Mais entre-temps, la maladie s’est installée. En France, une première vache atteinte d’ESB est découverte le 2 mars 1991, dans les Côtes-d’Armor en Bretagne. Le premier mort en France, après une transmission à l’homme via la maladie VMCJ, est annoncé le 5 avril 1996 par la Direction générale de la santé. Moins de deux semaines plus tard, et à nouveau sous couvert du principe de précaution, décision est prise d’abattre tout un troupeau lorsqu’un cas de vache folle est décelé.
Traçabilité, législation: les leçons tirées
La liste des produits déclarés impropres à la consommation s’allonge: après le retrait des abats s’ajoutent le ris de veau, les boyaux d’intestin utilisés en charcuterie… Pour la filière bovine en colère, l’impact est tel qu’un ensemble de mesures de soutien est dévoilé, ainsi qu’un plan à hauteur de trois milliards de francs, dont la moitié d’aides européennes. Ce ne sera pas la seule conséquence de la crise: la traçabilité va être largement améliorée avec une législation encore plus contraignante en France qu’en Europe, mise à l’épreuve par une autre crise sanitaire près de 20 ans plus tard, celle du scandale de la viande de cheval.
En 2014, après 17 ans de procédure judiciaire et d’enquête, quatre responsables d’usine d’aliments pour bétail ont bénéficié d’un non-lieu général, après avoir importés des lots suspects: le lien formel n’a pas pu être établi en raison des manques, à l’époque, de traçabilité. Dans une décision similaire le 15 mars dernier, un non-lieu a également été rendu dans l’affaire Buffalo Grill, du nom de la chaîne de restaurants accusée par plusieurs employés d’avoir écoulé du boeuf britannique en France malgré l’embargo.

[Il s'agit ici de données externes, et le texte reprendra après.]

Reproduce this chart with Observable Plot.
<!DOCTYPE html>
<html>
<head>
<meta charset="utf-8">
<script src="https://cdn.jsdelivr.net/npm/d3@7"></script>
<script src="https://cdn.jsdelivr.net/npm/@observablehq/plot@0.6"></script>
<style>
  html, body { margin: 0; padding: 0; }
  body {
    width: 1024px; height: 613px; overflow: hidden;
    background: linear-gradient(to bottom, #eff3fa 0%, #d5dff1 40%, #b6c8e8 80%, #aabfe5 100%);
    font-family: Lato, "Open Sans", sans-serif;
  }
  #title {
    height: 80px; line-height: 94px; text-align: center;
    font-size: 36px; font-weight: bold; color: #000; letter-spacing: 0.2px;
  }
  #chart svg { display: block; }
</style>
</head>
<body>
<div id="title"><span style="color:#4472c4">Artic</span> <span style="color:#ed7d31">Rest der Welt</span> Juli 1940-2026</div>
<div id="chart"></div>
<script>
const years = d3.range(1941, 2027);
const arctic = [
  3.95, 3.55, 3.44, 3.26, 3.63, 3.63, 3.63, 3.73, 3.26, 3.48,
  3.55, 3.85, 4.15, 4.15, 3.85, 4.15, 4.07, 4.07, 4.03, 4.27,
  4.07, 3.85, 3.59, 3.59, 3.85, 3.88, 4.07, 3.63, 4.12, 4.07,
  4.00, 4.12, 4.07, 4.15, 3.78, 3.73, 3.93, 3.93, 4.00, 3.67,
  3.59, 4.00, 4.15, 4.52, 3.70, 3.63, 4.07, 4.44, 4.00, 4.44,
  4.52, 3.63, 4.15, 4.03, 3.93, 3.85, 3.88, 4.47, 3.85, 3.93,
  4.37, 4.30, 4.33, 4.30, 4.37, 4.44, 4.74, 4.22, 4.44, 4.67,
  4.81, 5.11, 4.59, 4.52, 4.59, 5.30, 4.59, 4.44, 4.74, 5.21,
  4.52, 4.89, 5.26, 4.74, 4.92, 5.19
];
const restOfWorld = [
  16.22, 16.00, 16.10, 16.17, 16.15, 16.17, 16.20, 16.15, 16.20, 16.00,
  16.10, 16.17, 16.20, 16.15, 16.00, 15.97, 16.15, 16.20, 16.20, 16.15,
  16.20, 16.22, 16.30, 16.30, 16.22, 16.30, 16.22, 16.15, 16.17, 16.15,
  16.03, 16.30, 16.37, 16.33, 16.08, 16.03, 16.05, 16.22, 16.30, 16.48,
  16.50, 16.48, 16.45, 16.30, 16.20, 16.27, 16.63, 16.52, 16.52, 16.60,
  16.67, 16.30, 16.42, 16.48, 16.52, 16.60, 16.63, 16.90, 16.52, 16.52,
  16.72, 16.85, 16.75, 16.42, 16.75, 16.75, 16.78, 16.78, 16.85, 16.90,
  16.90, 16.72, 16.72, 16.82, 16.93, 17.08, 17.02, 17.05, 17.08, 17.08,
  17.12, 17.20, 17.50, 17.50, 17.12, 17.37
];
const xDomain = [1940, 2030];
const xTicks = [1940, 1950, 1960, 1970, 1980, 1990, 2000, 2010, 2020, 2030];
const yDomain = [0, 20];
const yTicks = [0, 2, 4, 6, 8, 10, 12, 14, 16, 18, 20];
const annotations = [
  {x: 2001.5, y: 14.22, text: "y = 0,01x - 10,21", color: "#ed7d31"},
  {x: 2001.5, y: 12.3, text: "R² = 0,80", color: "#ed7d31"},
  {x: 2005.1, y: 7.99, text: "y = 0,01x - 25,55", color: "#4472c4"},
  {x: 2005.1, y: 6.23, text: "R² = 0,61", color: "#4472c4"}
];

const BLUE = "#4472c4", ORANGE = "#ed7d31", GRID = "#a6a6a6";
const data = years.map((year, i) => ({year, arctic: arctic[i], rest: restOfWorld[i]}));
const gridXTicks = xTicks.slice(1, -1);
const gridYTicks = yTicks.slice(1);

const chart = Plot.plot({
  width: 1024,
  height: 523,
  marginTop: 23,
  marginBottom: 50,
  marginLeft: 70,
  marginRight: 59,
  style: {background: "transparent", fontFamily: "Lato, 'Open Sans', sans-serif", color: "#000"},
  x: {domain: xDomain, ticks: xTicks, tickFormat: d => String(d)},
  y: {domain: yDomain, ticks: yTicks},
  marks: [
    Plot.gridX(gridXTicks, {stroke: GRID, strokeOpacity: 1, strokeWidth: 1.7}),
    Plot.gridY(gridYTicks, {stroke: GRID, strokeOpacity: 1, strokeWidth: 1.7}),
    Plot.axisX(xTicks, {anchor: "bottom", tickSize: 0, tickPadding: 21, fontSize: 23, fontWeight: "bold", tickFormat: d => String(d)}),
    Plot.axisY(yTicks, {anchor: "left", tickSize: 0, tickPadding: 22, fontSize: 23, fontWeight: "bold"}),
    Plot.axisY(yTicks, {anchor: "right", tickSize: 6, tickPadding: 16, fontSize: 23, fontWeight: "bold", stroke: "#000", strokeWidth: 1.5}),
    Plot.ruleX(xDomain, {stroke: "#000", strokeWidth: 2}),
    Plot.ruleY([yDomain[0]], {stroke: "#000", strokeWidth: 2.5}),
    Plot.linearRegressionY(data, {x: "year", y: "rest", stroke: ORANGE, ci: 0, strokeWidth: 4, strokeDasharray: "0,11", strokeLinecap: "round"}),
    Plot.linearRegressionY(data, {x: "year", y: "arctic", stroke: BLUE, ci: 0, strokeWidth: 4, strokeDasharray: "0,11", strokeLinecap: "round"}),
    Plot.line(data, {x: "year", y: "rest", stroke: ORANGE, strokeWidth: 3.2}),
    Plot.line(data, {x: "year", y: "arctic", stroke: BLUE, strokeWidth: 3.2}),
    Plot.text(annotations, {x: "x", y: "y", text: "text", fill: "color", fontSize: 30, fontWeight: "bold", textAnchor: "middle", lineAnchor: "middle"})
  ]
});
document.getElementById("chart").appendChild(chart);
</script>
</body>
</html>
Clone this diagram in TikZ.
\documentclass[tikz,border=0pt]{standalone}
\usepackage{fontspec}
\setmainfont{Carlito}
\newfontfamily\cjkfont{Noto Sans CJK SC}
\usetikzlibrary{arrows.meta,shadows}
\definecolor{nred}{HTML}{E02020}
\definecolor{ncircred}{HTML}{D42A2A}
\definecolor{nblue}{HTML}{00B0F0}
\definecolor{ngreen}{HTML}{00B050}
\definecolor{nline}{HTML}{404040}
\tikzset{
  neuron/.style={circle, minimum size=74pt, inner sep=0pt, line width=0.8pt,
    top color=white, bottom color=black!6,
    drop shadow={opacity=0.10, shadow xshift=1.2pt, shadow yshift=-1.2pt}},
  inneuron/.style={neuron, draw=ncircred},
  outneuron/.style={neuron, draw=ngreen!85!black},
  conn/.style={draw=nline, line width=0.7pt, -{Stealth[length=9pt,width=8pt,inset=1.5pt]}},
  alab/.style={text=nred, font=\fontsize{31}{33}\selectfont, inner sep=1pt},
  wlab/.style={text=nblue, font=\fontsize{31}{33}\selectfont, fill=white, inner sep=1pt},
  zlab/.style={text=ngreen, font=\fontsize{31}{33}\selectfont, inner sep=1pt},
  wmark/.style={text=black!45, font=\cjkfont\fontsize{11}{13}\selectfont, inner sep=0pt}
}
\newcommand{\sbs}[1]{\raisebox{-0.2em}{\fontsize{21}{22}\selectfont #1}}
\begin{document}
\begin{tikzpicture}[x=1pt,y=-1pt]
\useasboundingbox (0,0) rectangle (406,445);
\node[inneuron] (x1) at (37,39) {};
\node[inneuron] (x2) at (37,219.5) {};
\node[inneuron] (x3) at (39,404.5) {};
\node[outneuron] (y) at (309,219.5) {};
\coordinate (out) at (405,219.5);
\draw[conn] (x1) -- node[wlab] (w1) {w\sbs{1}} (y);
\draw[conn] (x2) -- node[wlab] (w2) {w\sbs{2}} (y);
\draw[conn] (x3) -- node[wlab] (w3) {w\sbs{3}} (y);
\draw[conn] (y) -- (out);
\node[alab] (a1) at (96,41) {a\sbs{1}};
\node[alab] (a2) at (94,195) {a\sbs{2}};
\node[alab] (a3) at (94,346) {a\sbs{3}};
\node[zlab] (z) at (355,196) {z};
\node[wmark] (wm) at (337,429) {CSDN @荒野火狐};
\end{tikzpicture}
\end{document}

Les tests ESB sur les bovins, obligatoires depuis 2001, ont été levés en 2014. Quant à l’utilisation controversée des farines dans l’alimentation animale, elle continue d’être mise sur la table. Leur réintroduction partielle sous conditions a été plusieurs fois examinée à Bruxelles: en février 2013, la Commission européenne a donné son feu vert aux farines de porc et de volaille pour les pisciculteurs… en oubliant les enseignements du passé?